BIRMINGHAM, Ala. (WIAT) — The Four Spirits sculpture has become a place to remember the victims of the racially motivated violence in Birmingham on September 15, 1963.
On that day four girls were killed. Addie Mae Collins, Cynthia Wesley, Carole Robertson, and Denise McNair died as the result of a bomb blast at the 16th St. Baptist Church. A fifth girl in the room survived the bomb that Ku Klux Klan members set off just before youth Sunday services were set to begin.
That same day, two teenage boys were killed in separate shootings in Birmingham. Johnnie Robinson and Virgil Ware are also remembered in the sculpture.
It is the work of Birmingham native and artist Elizabeth MacQueen.

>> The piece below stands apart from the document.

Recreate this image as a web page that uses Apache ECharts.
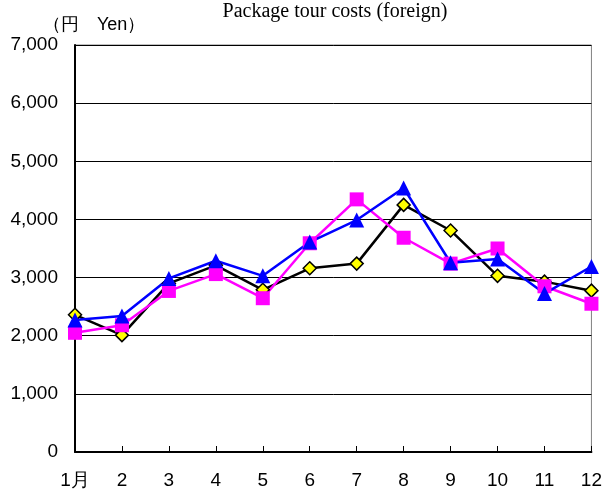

The city unveiled The Four Spirits during the 50th year commemoration of the 1963 events and sacrifices in Birmingham that led to pivotal change in the United States.
Former Birmingham Mayor William Bell returned to the statue this year, on the 58th anniversary of the bombing.
“My mind goes back to the where the children of Israel were told to take a stone from each tribe with them, and that stone was to remind them of the sacrifices were made by the children of Israel and the enslavement that they had in Egypt,” said Bell.
“This represents our stone keeping the memory alive of the four young girls that were killed that fateful Sunday morning. That allowed us to be able to stand right here right now and do what we’re doing. I would have never been in City Hall were it not for the sacrifices that they, along with their families, made. And we can’t forget that.”